I previously posted about Hal Draper’s delightful mathematical science-fiction story – the only one he ever wrote – about the challenges of storing and indexing data in ever smaller spaces, requiring ever-larger retrieval indices. But back in 1966, librarians were taking stock of their growing inventories of information, and turning to computers to lend a helping hand… uh, transistor.
1966. “To the rescue. Many librarians believe computers are the only means to effectively cope with their bulging bookshelves.” New York World-Telegram and Sun Newspaper Photograph Collection, Library of Congress.
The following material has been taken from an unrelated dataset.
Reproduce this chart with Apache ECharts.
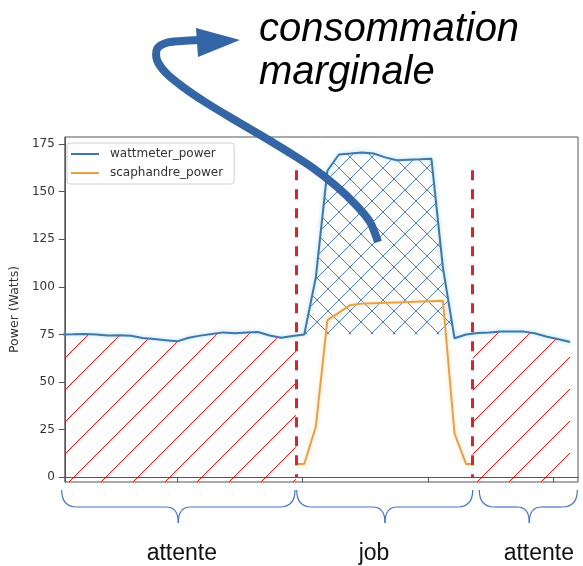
<!DOCTYPE html>
<html><head><meta charset="utf-8">
<script src="https://cdn.jsdelivr.net/npm/echarts@6/dist/echarts.min.js"></script>
<style>html,body{margin:0;padding:0;background:#fff}#c{width:583px;height:566px}</style>
</head><body><div id="c"></div>
<script>
// ---- data ----
const time = [0.79,1.71,2.63,3.55,4.48,5.39,6.32,7.24,8.16,9.08,10.00,10.92,11.84,12.77,13.68,14.61,15.53,16.44,17.37,18.29,19.21,
  20.13,21.05,21.97,22.89,23.82,24.73,25.66,26.58,27.50,28.42,29.34,30.26,31.18,32.10,
  33.02,33.95,34.86,35.79,36.71,37.63,38.55,39.47,40.39,41.31];
const wattmeter = [75.0,75.1,75.3,75.0,74.5,74.6,74.3,73.1,72.6,72.0,71.4,73.3,74.4,75.3,76.1,75.7,76.1,76.3,74.5,73.3,74.2,
  75.0,105,161,169.5,170,170.5,170,168,166.5,166.8,167,167.3,110,73,
  75,75.8,76,76.5,76.5,76.5,75.5,73.8,72.5,71];
const scaphTime = [19.47,20.13,21.05,21.97,22.89,23.82,24.73,25.66,26.58,27.50,28.42,29.34,30.26,31.18,32.10,33.02,33.55];
const scaphandre = [7,7,26.6,82.5,86.5,90.5,91.2,91.4,91.6,91.8,92.0,92.3,92.5,92.7,23,7,7];
const phaseBounds = [19.47, 33.55];          // red dashed lines
const phaseLabels = ['attente', 'job', 'attente'];
const idleFloor = 75;                          // bottom of the cross-hatched zone
const jobRange = [20.13, 32.10];
const yTicks = [0,25,50,75,100,125,150,175];
const xTicks = [10,20,30,40];
const xRange = [1.05, 41.94];
const yRange = [-2.47, 178.7];
const dashTop = 161.3;

// ---- helpers ----
function valueAt(t){
  for (let i=0;i<time.length-1;i++){
    if (t>=time[i] && t<=time[i+1]){
      const f=(t-time[i])/(time[i+1]-time[i]);
      return wattmeter[i]+f*(wattmeter[i+1]-wattmeter[i]);
    }
  }
  return null;
}
const pairs = time.map((t,i)=>[t, wattmeter[i]]);
const redLeft = pairs.filter(p=>p[0]<=phaseBounds[0]).concat([[phaseBounds[0], valueAt(phaseBounds[0])]]);
const redRight = [[phaseBounds[1], valueAt(phaseBounds[1])]].concat(pairs.filter(p=>p[0]>phaseBounds[1]));
const jobPairs = pairs.filter(p=>p[0]>=jobRange[0]-1e-6 && p[0]<=jobRange[1]+1e-6);
const scaphPairs = scaphTime.map((t,i)=>[t, scaphandre[i]]);

// closed regions in data space
const regionLeft = redLeft.concat([[redLeft[redLeft.length-1][0], yRange[0]],[redLeft[0][0], yRange[0]]]);
const regionRight = redRight.concat([[redRight[redRight.length-1][0], yRange[0]],[redRight[0][0], yRange[0]]]);
const regionJob = jobPairs.map(p=>[p[0], Math.max(p[1], idleFloor)]).concat(jobPairs.slice().reverse().map(p=>[p[0], idleFloor]));

function inside(pt, poly){
  let c=false;
  for(let i=0,j=poly.length-1;i<poly.length;j=i++){
    const [xi,yi]=poly[i],[xj,yj]=poly[j];
    if(((yi>pt[1])!==(yj>pt[1])) && (pt[0] < (xj-xi)*(pt[1]-yi)/(yj-yi)+xi)) c=!c;
  }
  return c;
}
function hatchRender(region, specs, period, color){
  return function(params, api){
    const cs = params.coordSys;
    const poly = region.map(p=>api.coord(p));
    let x0=Infinity,x1=-Infinity,y0=Infinity,y1=-Infinity;
    poly.forEach(p=>{x0=Math.min(x0,p[0]);x1=Math.max(x1,p[0]);y0=Math.min(y0,p[1]);y1=Math.max(y1,p[1]);});
    x0=Math.max(x0,cs.x); x1=Math.min(x1,cs.x+cs.width); y0=Math.max(y0,cs.y); y1=Math.min(y1,cs.y+cs.height);
    let d='';
    specs.forEach(([dir,ph])=>{
      const sMin = dir==='/' ? x0+y0 : x0-y1;
      const sMax = dir==='/' ? x1+y1 : x1-y0;
      const kStart = Math.floor((sMin-ph)/period), kEnd = Math.ceil((sMax-ph)/period);
      for(let k=kStart;k<=kEnd;k++){
        const s = ph + k*period;
        let run=null;
        const step=0.25;
        const flush=()=>{ if(run){ d+=`M${run[0].toFixed(2)} ${run[1].toFixed(2)}L${run[2].toFixed(2)} ${run[3].toFixed(2)}`; run=null; } };
        for(let x=x0;x<=x1+1e-9;x+=step){
          const y = dir==='/' ? s-x : x-s;
          const ok = y>=y0 && y<=y1 && inside([x,y],poly);
          if(ok){ if(!run) run=[x,y,x,y]; else {run[2]=x;run[3]=y;} }
          else flush();
        }
        flush();
      }
    });
    return {type:'path', shape:{pathData:d}, style:{fill:'none', stroke:color, lineWidth:1}};
  };
}

const chart = echarts.init(document.getElementById('c'), null, {renderer:'canvas'});

const braceStyle = {fill:null, stroke:'#4472c4', lineWidth:1.2};
function brace(x0,x1,xm){
  const T=490, M=507, B=523;
  return [
    {type:'bezierCurve', z:100, shape:{x1:x0,y1:T,cpx1:x0,cpy1:T+10,cpx2:x0+4,cpy2:M,x2:x0+15,y2:M}, style:braceStyle},
    {type:'line', z:100, shape:{x1:x0+15,y1:M,x2:xm-12,y2:M}, style:braceStyle},
    {type:'bezierCurve', z:100, shape:{x1:xm-12,y1:M,cpx1:xm-4,cpy1:M,cpx2:xm,cpy2:M+5,x2:xm,y2:B}, style:braceStyle},
    {type:'bezierCurve', z:100, shape:{x1:xm,y1:B,cpx1:xm,cpy1:M+5,cpx2:xm+4,cpy2:M,x2:xm+12,y2:M}, style:braceStyle},
    {type:'line', z:100, shape:{x1:xm+12,y1:M,x2:x1-15,y2:M}, style:braceStyle},
    {type:'bezierCurve', z:100, shape:{x1:x1-15,y1:M,cpx1:x1-4,cpy1:M,cpx2:x1,cpy2:T+10,x2:x1,y2:T}, style:braceStyle}
  ];
}
const braceSpecs = [[61.7,295,178.3,181.8],[296.7,472.7,385,374],[479.3,577.3,529.3,538.8]];
let graphics = [];
braceSpecs.forEach((b,i)=>{
  graphics = graphics.concat(brace(b[0],b[1],b[2]));
  graphics.push({type:'text', z:100, x:b[3], y:554, style:{text:phaseLabels[i], font:'23px "Liberation Sans"', fill:'#111', align:'center', verticalAlign:'middle'}});
});
graphics.push({type:'polyline', z:100, shape:{smooth:0.3, points:[[378,242],[370,222],[356,205],[336,186],[313,168],[290,153],[262,136],[233,119],[205,102],[183,87],[166,73],[157,60],[157,49],[166,43],[182,41],[200,40]]},
  style:{fill:null, stroke:'#3465a4', lineWidth:8, lineCap:'butt', lineJoin:'round'}});
graphics.push({type:'polygon', z:100, shape:{points:[[196,28],[240,40],[198,57]]}, style:{fill:'#3465a4'}});
graphics.push({type:'text', z:100, x:259, y:30, style:{text:'consommation', font:'italic 40px "Liberation Sans"', fill:'#000', align:'left', verticalAlign:'middle'}});
graphics.push({type:'text', z:100, x:259, y:73, style:{text:'marginale', font:'italic 40px "Liberation Sans"', fill:'#000', align:'left', verticalAlign:'middle'}});

chart.setOption({
  animation:false,
  backgroundColor:'#fff',
  grid:{left:60, right:5, top:137, bottom:84, show:true, borderColor:'#555', borderWidth:1, backgroundColor:'transparent'},
  xAxis:{type:'value', min:xRange[0], max:xRange[1],
    axisLine:{show:true, lineStyle:{color:'#555', width:1}},
    axisTick:{show:true, customValues:xTicks, length:5, lineStyle:{color:'#555'}},
    axisLabel:{show:false}, splitLine:{show:false}},
  yAxis:{type:'value', min:yRange[0], max:yRange[1],
    name:'Power (Watts)', nameLocation:'middle', nameGap:42,
    nameTextStyle:{fontSize:12.5, color:'#333', fontFamily:'DejaVu Sans'},
    axisLine:{show:true, lineStyle:{color:'#555', width:1}},
    axisTick:{show:true, customValues:yTicks, length:6, lineStyle:{color:'#555'}},
    axisLabel:{customValues:yTicks, fontSize:12, color:'#333', fontFamily:'DejaVu Sans', margin:10},
    splitLine:{show:false}},
  legend:{data:['wattmeter_power','scaphandre_power'], orient:'vertical', left:67, top:143,
    icon:'rect', itemWidth:28, itemHeight:2, itemGap:5, padding:[4,11,4,4],
    borderColor:'#d0d0d0', borderWidth:1, borderRadius:3, backgroundColor:'rgba(255,255,255,0.85)',
    textStyle:{fontSize:12, fontFamily:'DejaVu Sans', color:'#333', padding:[0,0,0,6], lineHeight:14}},
  graphic:graphics,
  series:[
    {name:'idleL', type:'custom', data:[[0,0]], silent:true, z:1, clip:true,
      renderItem:hatchRender(regionLeft, [['/',7]], 32, '#ff0000')},
    {name:'idleR', type:'custom', data:[[0,0]], silent:true, z:1, clip:true,
      renderItem:hatchRender(regionRight, [['/',31]], 32, '#ff0000')},
    {name:'marginal', type:'custom', data:[[0,0]], silent:true, z:1, clip:true,
      renderItem:hatchRender(regionJob, [['/',1],['\\',17]], 22, '#4a7cc2')},
    {name:'wattmeter_power', type:'line', data:pairs, symbol:'none', z:3, color:'#3f78a8',
      lineStyle:{width:2, color:'#3f78a8', shadowBlur:4, shadowColor:'rgba(120,200,245,0.7)'}},
    {name:'scaphandre_power', type:'line', data:scaphPairs, symbol:'none', z:4, color:'#e8a048',
      lineStyle:{width:2, color:'#e8a048', shadowBlur:4, shadowColor:'rgba(250,205,140,0.7)'}},
    {name:'bounds', type:'line', data:[], z:5, silent:true,
      markLine:{symbol:'none', silent:true, label:{show:false},
        lineStyle:{color:'#d62728', width:3, type:[10,9]},
        data:phaseBounds.map(x=>[{coord:[x,dashTop]},{coord:[x,0]}])}}
  ]
});
</script></body></html>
Found at Shorpy.
This photo was taken three years before I took my first FORTRAN class, on a Univac 1108. The advances I have seen in technology in my lifetime rival what my grandparents experienced moving from horse-and-buggy days to the advent of commercial jets, from radio to television. My smartphone has more processing power than the IBM 370/138 I worked on as a graduate student; I always wonder with white-hot curiosity what my grandchildren will be experiencing.
The Old Wolf has spoken.
I currently carry with me a number of computers here on this very bus home from work: A tablet, on which I’m currently typing this, two smartphones, a digital SLR camera, a digital compact camera, a digital camcorder and a digital wristwatch. NASA delivered and safely retrieved twelve men on the Moon with the help of computing power less than what you’ll find in the cheapest pocket calculators that modern money can buy. By comparison, I alone ought to have been able to successfully and safely send a dozen people on a roundtrip mission to Alpha Centauri.